О том, кто и почему поступал в Тартуский университет
Многие приезжали в Тарту, либо имея отрицательный опыт поступления (точнее, непоступления) в своих городах, либо поучившись у себя на родине, а через курс, иногда через два бросив свой университет. Всем было понятно, что этих студентов не устраивало что-то в родных университетах, а родные университеты, оказавшиеся неродными, не устраивало что-то в студентах. Людей не принимали или исключали потому, что они евреи, или потому, что у них дядя — известный диссидент, или просто потому, что поведение у них какое-то неконформистское. Их проваливали на экзамене — иногда при поступлении, иногда на первой или второй сессии. Я отучился год в Новосибирском университете, а когда мне дали понять, что все равно выгонят, то я по собственному якобы желанию забрал документы, год проработал в Новосибирской областной библиотеке библиографом — эта работа мне потом очень пригодилась в жизни — и поступил в Тартуский университет.
О сдвигавшихся границах

В 1986 году перестройка уже вовсю началась, и вскоре комсомол стал отмирать. Я помню, что в Эстонии на первом курсе никаких комсомольских собраний уже не проводили, и это было необычно по сравнению с российскими университетами.

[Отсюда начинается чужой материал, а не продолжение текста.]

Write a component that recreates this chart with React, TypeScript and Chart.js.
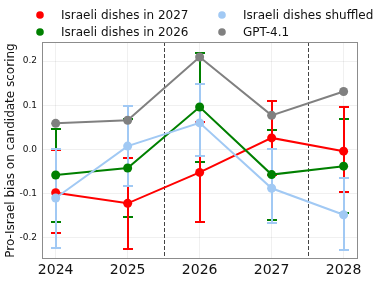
import React, { useEffect, useRef } from "react";
import { Chart, registerables } from "chart.js";

Chart.register(...registerables);

const years = ["2024", "2025", "2026", "2027", "2028"];
const yTicks = [-0.2, -0.1, 0.0, 0.1, 0.2];

const seriesNames = ["Israeli dishes in 2027", "Israeli dishes in 2026", "Israeli dishes shuffled", "GPT-4.1"];
const seriesColors = ["#ff0000", "#008000", "#a1c9f4", "#808080"];

const dishes2027 = [-0.098, -0.122, -0.052, 0.026, -0.004];
const dishes2027Low = [-0.189, -0.225, -0.165, -0.058, -0.096];
const dishes2027High = [-0.002, -0.020, 0.061, 0.110, 0.096];

const dishes2026 = [-0.058, -0.042, 0.096, -0.057, -0.038];
const dishes2026Low = [-0.164, -0.153, -0.029, -0.160, -0.145];
const dishes2026High = [0.046, 0.069, 0.218, 0.044, 0.068];

const shuffled = [-0.110, 0.0075, 0.060, -0.088, -0.148];
const shuffledLow = [-0.222, -0.0825, -0.015, -0.166, -0.227];
const shuffledHigh = [0.0, 0.098, 0.149, 0.0, -0.064];

const gpt41 = [0.059, 0.066, 0.209, 0.077, 0.131];

const dividers = [1.5, 3.5];

const FONT = "'DejaVu Sans', sans-serif";

export default function App() {
  const ref = useRef<HTMLCanvasElement | null>(null);

  useEffect(() => {
    document.body.style.margin = "0";
    const canvas = ref.current;
    if (!canvas) return;

    const values = [dishes2027, dishes2026, shuffled, gpt41];
    const lows = [dishes2027Low, dishes2026Low, shuffledLow, null];
    const highs = [dishes2027High, dishes2026High, shuffledHigh, null];

    const datasets = values.map((vals, si) => ({
      label: seriesNames[si],
      data: vals.map((v, i) => ({ x: i, y: v })),
      borderColor: seriesColors[si],
      backgroundColor: seriesColors[si],
      pointBackgroundColor: seriesColors[si],
      pointBorderColor: seriesColors[si],
      pointRadius: 4.5,
      pointBorderWidth: 0,
      pointHoverRadius: 4.5,
      borderWidth: 2,
      tension: 0,
      order: 4 - si,
      errLow: lows[si],
      errHigh: highs[si],
    }));

    const errorBars = {
      id: "errorBars",
      beforeDatasetsDraw(chart: any) {
        const ctx = chart.ctx;
        const xs = chart.scales.x;
        const ys = chart.scales.y;
        const { top, bottom } = chart.chartArea;
        // dashed dividers
        ctx.save();
        ctx.strokeStyle = "#444444";
        ctx.lineWidth = 1;
        ctx.setLineDash([4, 2]);
        dividers.forEach((d) => {
          const px = Math.round(xs.getPixelForValue(d)) + 0.5;
          ctx.beginPath();
          ctx.moveTo(px, top);
          ctx.lineTo(px, bottom);
          ctx.stroke();
        });
        ctx.restore();
        // error bars: green, red, blue
        [1, 0, 2].forEach((si) => {
          const ds: any = chart.data.datasets[si];
          if (!ds.errLow) return;
          ctx.save();
          ctx.strokeStyle = ds.borderColor;
          ctx.lineWidth = 2;
          ds.errLow.forEach((lo: number, i: number) => {
            const hi = ds.errHigh[i];
            const px = Math.round(xs.getPixelForValue(i));
            const y1 = Math.round(ys.getPixelForValue(lo));
            const y2 = Math.round(ys.getPixelForValue(hi));
            ctx.beginPath();
            ctx.moveTo(px, y1);
            ctx.lineTo(px, y2);
            ctx.moveTo(px - 5, y1);
            ctx.lineTo(px + 5, y1);
            ctx.moveTo(px - 5, y2);
            ctx.lineTo(px + 5, y2);
            ctx.stroke();
          });
          ctx.restore();
        });
      },
    };

    const frame = {
      id: "frame",
      afterDraw(chart: any) {
        const ctx = chart.ctx;
        const { left, right, top, bottom } = chart.chartArea;
        ctx.save();
        ctx.strokeStyle = "#8c8c8c";
        ctx.lineWidth = 1;
        ctx.strokeRect(left + 0.5, top + 0.5, right - left - 1, bottom - top - 1);
        // legend
        const order = [0, 2, 1, 3];
        const colX = [40, 222];
        const textX = [61, 243];
        const rowY = [15, 32];
        ctx.font = `12px ${FONT}`;
        ctx.textBaseline = "middle";
        ctx.textAlign = "left";
        order.forEach((si, k) => {
          const col = k % 2;
          const row = Math.floor(k / 2);
          ctx.fillStyle = seriesColors[si];
          ctx.beginPath();
          ctx.arc(colX[col], rowY[row], 3.8, 0, Math.PI * 2);
          ctx.fill();
          ctx.fillStyle = "#111111";
          ctx.fillText(seriesNames[si], textX[col], rowY[row] + 1);
        });
        ctx.restore();
      },
    };

    const chart = new Chart(canvas, {
      type: "line",
      data: { datasets: datasets as any },
      options: {
        animation: false,
        responsive: false,
        maintainAspectRatio: false,
        events: [],
        layout: { padding: { left: 0, right: 31, top: 42, bottom: 0 } },
        plugins: { legend: { display: false }, tooltip: { enabled: false } },
        scales: {
          x: {
            type: "linear",
            min: -0.19,
            max: 4.2,
            afterBuildTicks: (s: any) => {
              s.ticks = years.map((_, i) => ({ value: i }));
            },
            afterFit: (s: any) => {
              s.height = 24;
            },
            ticks: {
              callback: (v: any) => years[Math.round(Number(v))] ?? "",
              font: { family: FONT, size: 14 },
              color: "#111111",
              padding: 3,
              maxRotation: 0,
            },
            grid: { color: "rgba(0,0,0,0.06)", drawTicks: false },
            border: { display: false },
          },
          y: {
            type: "linear",
            min: -0.248,
            max: 0.243,
            afterBuildTicks: (s: any) => {
              s.ticks = yTicks.map((v) => ({ value: v }));
            },
            afterFit: (s: any) => {
              s.width = 42;
            },
            ticks: {
              callback: (v: any) => Number(v).toFixed(1),
              font: { family: FONT, size: 9 },
              color: "#111111",
              padding: 5,
            },
            grid: { color: "rgba(0,0,0,0.06)", drawTicks: false },
            border: { display: false },
            title: {
              display: true,
              text: "Pro-Israel bias on candidate scoring",
              font: { family: FONT, size: 12 },
              color: "#111111",
              padding: { top: 4, bottom: 0 },
            },
          },
        },
      },
      plugins: [errorBars, frame],
    } as any);

    return () => chart.destroy();
  }, []);

  return <canvas ref={ref} width={389} height={283} style={{ display: "block" }} />;
}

А в следующем году, на втором курсе, комсомол как бы вообще перестал существовать. 1988–1989-й — годы мощнейших преобразований, когда все, что было запрещено раньше, стало разрешаться: начали публиковать некогда запрещенных писателей-эмигрантов, поэтов и прозаиков, еще год назад печатавшихся только в самиздате и тамиздате. Дальнейшие события можно описать как прогресс свободы. Когда в 1989 году, включив радио, я услышал о падении коммунистических режимов в странах Варшавского договора, то сначала подумал, что это радиопьеса, потому что такого просто не может быть. Казалось, что это навсегда, и вдруг оно кончилось. Появилось ощущение, что границы начинают раздвигаться, но было еще непонятно, до каких пределов.